Мой брат Юрий, стр. 89

В соседнем квадрате

Алексей Архипович Леонов рассказывал, что в этот день с молодыми, не летавшими еще космонавтами занимался парашютными прыжками в соседнем квадрате. Расстояние, отделявшее их от зоны полета, было незначительно: хорошо прослушивался шум двигателей взлетавших с аэродрома и заходящих на посадку самолетов.

Он, Леонов, взглянул на часы, когда поднялась машина Юры и Владимира Серегина: 10.19.

Наблюдая, как молодые возятся с парашютами, вспомнил шестидесятый год, разговор с Королевым. Тогда Сергей Павлович объявил им, незадолго перед тем съехавшимся из разных воинских частей к новому месту работы:

— Через год вы у меня полетите в космос.

Уверенность, с которой главный конструктор произнес эти слова, поразила летчиков. Кто-то, когда выходили от Королева, усомнился вслух:

— Видывал я, братцы, оптимистов, но этот, пожалуй, хлеще всех будет.

Юра живо обернулся:

— А я Сергею Павловичу верю. Должны полететь.

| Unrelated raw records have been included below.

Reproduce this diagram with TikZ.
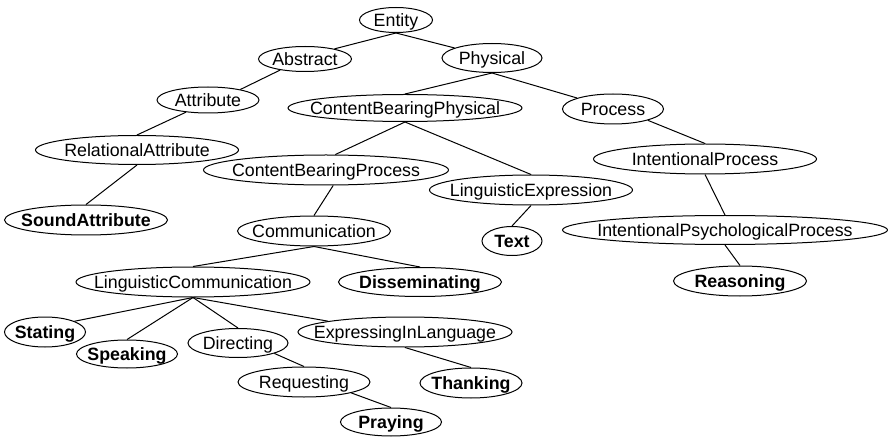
\documentclass[tikz,border=0pt]{standalone}
\usepackage{fontspec}
\setmainfont{Liberation Sans}
\usetikzlibrary{shapes.geometric}
\tikzset{
  cls/.style={ellipse, draw, fill=white, line width=1pt, inner sep=0pt,
    text height=12.7pt, text depth=0pt, font=\fontsize{17.8}{20}\selectfont},
  leaf/.style={cls, font=\fontsize{17.8}{20}\selectfont\bfseries},
  link/.style={line width=1pt}
}
\newcommand{\lbl}[1]{\makebox[0pt]{#1}}
\begin{document}
\begin{tikzpicture}[x=1pt,y=1pt]
\useasboundingbox (0,0) rectangle (888,-438);
% nodes
\node[cls, minimum width=73pt, minimum height=25pt] (entity) at (396,-20) {\lbl{Entity}};
\node[cls, minimum width=93pt, minimum height=25pt] (abstract) at (305,-59) {\lbl{Abstract}};
\node[cls, minimum width=100pt, minimum height=29pt] (physical) at (492,-58) {\lbl{Physical}};
\node[cls, minimum width=102pt, minimum height=26pt] (attribute) at (208,-100) {\lbl{Attribute}};
\node[cls, minimum width=234pt, minimum height=27pt] (cbp) at (405,-108) {\lbl{ContentBearingPhysical}};
\node[cls, minimum width=101pt, minimum height=30pt] (process) at (613,-109) {\lbl{Process}};
\node[cls, minimum width=203pt, minimum height=29pt] (relattr) at (137,-150) {\lbl{RelationalAttribute}};
\node[cls, minimum width=245pt, minimum height=30pt] (cbproc) at (326,-170) {\lbl{ContentBearingProcess}};
\node[cls, minimum width=223pt, minimum height=30pt] (intproc) at (705,-159) {\lbl{IntentionalProcess}};
\node[cls, minimum width=203pt, minimum height=30pt] (lingexpr) at (531,-190) {\lbl{LinguisticExpression}};
\node[leaf, minimum width=163pt, minimum height=30pt] (sound) at (86,-220) {\lbl{SoundAttribute}};
\node[leaf, minimum width=60pt, minimum height=29pt] (text) at (512,-241) {\lbl{Text}};
\node[cls, minimum width=153pt, minimum height=30pt] (comm) at (314,-231) {\lbl{Communication}};
\node[cls, minimum width=325pt, minimum height=29pt] (ipp) at (725,-230) {\lbl{IntentionalPsychologicalProcess}};
\node[cls, minimum width=234pt, minimum height=30pt] (lingcomm) at (193,-282) {\lbl{LinguisticCommunication}};
\node[leaf, minimum width=163pt, minimum height=29pt] (dissem) at (420,-282) {\lbl{Disseminating}};
\node[leaf, minimum width=133pt, minimum height=30pt] (reason) at (740,-281) {\lbl{Reasoning}};
\node[leaf, minimum width=81pt, minimum height=30pt] (stating) at (45,-332) {\lbl{Stating}};
\node[cls, minimum width=214pt, minimum height=30pt] (eil) at (405,-332) {\lbl{ExpressingInLanguage}};
\node[cls, minimum width=100pt, minimum height=29pt] (directing) at (238,-343) {\lbl{Directing}};
\node[leaf, minimum width=101pt, minimum height=28pt] (speaking) at (127,-354) {\lbl{Speaking}};
\node[cls, minimum width=132pt, minimum height=30pt] (requesting) at (304,-382) {\lbl{Requesting}};
\node[leaf, minimum width=102pt, minimum height=30pt] (thanking) at (471,-383) {\lbl{Thanking}};
\node[leaf, minimum width=101pt, minimum height=28pt] (praying) at (391,-422) {\lbl{Praying}};
% edges
\draw[link] (entity.south) -- (abstract.19);
\draw[link] (entity.south) -- (physical.165);
\draw[link] (abstract.204) -- (attribute.18);
\draw[link] (attribute.209) -- (relattr.north);
\draw[link] (relattr.south) -- (sound.north);
\draw[link] (physical.south) -- (cbp.north);
\draw[link] (physical.south) -- (process.163);
\draw[link] (cbp.south) -- (cbproc.59);
\draw[link] (cbp.south) -- (lingexpr.north);
\draw[link] (process.342) -- (intproc.north);
\draw[link] (intproc.south) -- (ipp.north);
\draw[link] (ipp.south) -- (reason.north);
\draw[link] (cbproc.295) -- (comm.north);
\draw[link] (lingexpr.south) -- (text.north);
\draw[link] (comm.south) -- (lingcomm.north);
\draw[link] (comm.south) -- (dissem.north);
\draw[link] (lingcomm.south) -- (stating.20);
\draw[link] (lingcomm.south) -- (speaking.north);
\draw[link] (lingcomm.south) -- (directing.north);
\draw[link] (lingcomm.south) -- (eil.172);
\draw[link] (directing.344) -- (requesting.north);
\draw[link] (eil.south) -- (thanking.north);
\draw[link] (requesting.347) -- (praying.north);
\end{tikzpicture}
\end{document}
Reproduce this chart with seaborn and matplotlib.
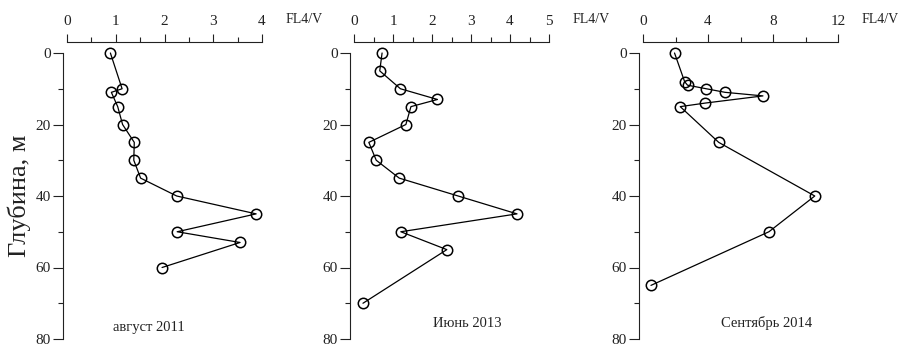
#!/usr/bin/env python3
"""
Vertical FL4/V profiles for three survey dates
"""

import matplotlib
matplotlib.use("Agg")
import matplotlib.pyplot as plt
from matplotlib.ticker import MultipleLocator
import pandas as pd
import seaborn as sns

# August 2011
depth_2011 = [0, 10, 11, 15, 20, 25, 30, 35, 40, 45, 50, 53, 60]
fl_2011 = [0.89, 1.13, 0.91, 1.04, 1.14, 1.38, 1.37, 1.51, 2.25, 3.88, 2.26, 3.55, 1.95]

# June 2013
depth_2013 = [0, 5, 10, 13, 15, 20, 25, 30, 35, 40, 45, 50, 55, 70]
fl_2013 = [0.72, 0.66, 1.19, 2.14, 1.46, 1.33, 0.38, 0.57, 1.16, 2.67, 4.18, 1.20, 2.38, 0.23]

# September 2014
depth_2014 = [0, 8, 9, 10, 11, 12, 14, 15, 25, 40, 50, 65]
fl_2014 = [1.94, 2.56, 2.74, 3.89, 5.05, 7.38, 3.84, 2.29, 4.66, 10.57, 7.75, 0.49]

panel_titles = ["август 2011", "Июнь 2013", "Сентябрь 2014"]
x_max = [4, 5, 12]
x_major = [1, 1, 4]
x_minor = [0.5, 0.5, 2]


def draw_panel(ax, depth, fl, title, xmax, xmaj, xmin, title_pos):
    df = pd.DataFrame({"FL": fl, "Depth": depth})
    sns.lineplot(data=df, x="FL", y="Depth", sort=False, estimator=None, ax=ax,
                 color="black", linewidth=0.9, marker="o", markersize=7.5,
                 markerfacecolor="none", markeredgecolor="black", markeredgewidth=1.1,
                 clip_on=False)

    ax.set_xlim(0, xmax)
    ax.set_ylim(80, 0)

    # top axis, detached from the data area
    ax.xaxis.set_ticks_position("top")
    ax.xaxis.set_label_position("top")
    ax.xaxis.set_major_locator(MultipleLocator(xmaj))
    ax.xaxis.set_minor_locator(MultipleLocator(xmin))
    ax.yaxis.set_major_locator(MultipleLocator(20))
    ax.yaxis.set_minor_locator(MultipleLocator(10))

    for side in ["right", "bottom"]:
        ax.spines[side].set_visible(False)
    ax.spines["top"].set_position(("outward", 8))
    ax.spines["left"].set_position(("outward", 2.6))
    for side in ["top", "left"]:
        ax.spines[side].set_linewidth(0.8)
        ax.spines[side].set_color("#222222")

    ax.tick_params(axis="x", which="major", direction="out", length=6, width=0.8,
                   pad=4, labelsize=11, colors="#222222")
    ax.tick_params(axis="x", which="minor", direction="out", length=3.5, width=0.8,
                   colors="#222222")
    ax.tick_params(axis="y", which="major", direction="out", length=7, width=0.8,
                   pad=2, labelsize=11, colors="#222222")
    ax.tick_params(axis="y", which="minor", direction="out", length=3.5, width=0.8,
                   colors="#222222")

    ax.set_xlabel("")
    ax.set_ylabel("")

    ax.annotate("FL4/V", xy=(1, 1), xycoords="axes fraction", xytext=(17, 24),
                textcoords="offset points", ha="left", va="center", fontsize=10,
                color="#222222")
    ax.text(title_pos[0], title_pos[1], title, transform=ax.transAxes,
            ha="center", va="center", fontsize=10.5, color="#222222")


def main():
    sns.set_style("ticks")
    plt.rcParams["font.family"] = ["Liberation Serif", "DejaVu Serif"]

    fig = plt.figure(figsize=(9, 3.48), dpi=100)

    lefts = [67 / 900, 354 / 900, 643 / 900]
    width = 195 / 900
    bottom = 1 - 339 / 348
    height = (339 - 53) / 348

    depths = [depth_2011, depth_2013, depth_2014]
    fls = [fl_2011, fl_2013, fl_2014]
    title_pos = [(0.42, 0.04), (0.58, 0.055), (0.636, 0.055)]

    axes = []
    for i in range(3):
        ax = fig.add_axes([lefts[i], bottom, width, height])
        draw_panel(ax, depths[i], fls[i], panel_titles[i], x_max[i], x_major[i],
                   x_minor[i], title_pos[i])
        axes.append(ax)

    axes[0].set_ylabel("Глубина, м", fontsize=19, labelpad=3, color="#222222")

    fig.savefig("out.png", dpi=100)


if __name__ == "__main__":
    main()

Прав оказался, что верил. И взлететь первым как раз ему выпало.

Еще вспомнил Алексей Архипович неоконченный спор с Юрой. Двадцать пятого вновь пикировались они друг с другом, выбирая вариант будущего отпуска: то ли для начала в Клепики поехать, поохотиться, то ли сразу на Волгу податься. «Я брату обещал приехать...» — настаивал Юра.

Тут что-то с погодой случилось: плотные облака закрыли небо, прыгать с парашютами стало невозможно. Алексей Архипович отдал команду возвращаться домой, а сам машинально взглянул на часы, подумал: «Сейчас Юра с Володей должны заходить на посадку. Что-то не слышно их...»

И тут докатилось издали эхо взрыва.

Потом, на аэродроме, инженер сказал ему, что Владимир Серегин и Юрий Гагарин не вернулись из полета и что горючее кончилось у них двадцать минут назад. А он, Леонов, никак не мог поверить в несчастье. Не укладывалось в голове, что возможно оно.

Валя

Жены летчиков не могут быть спокойными в те минуты и часы, когда их мужья в полете, в небе.

Валя не исключение.

Возможно, больничная обстановка угнетала ее или сознание того, что Юра отправился в полет после долгого перерыва, но в этот день она не находила себе места в палате.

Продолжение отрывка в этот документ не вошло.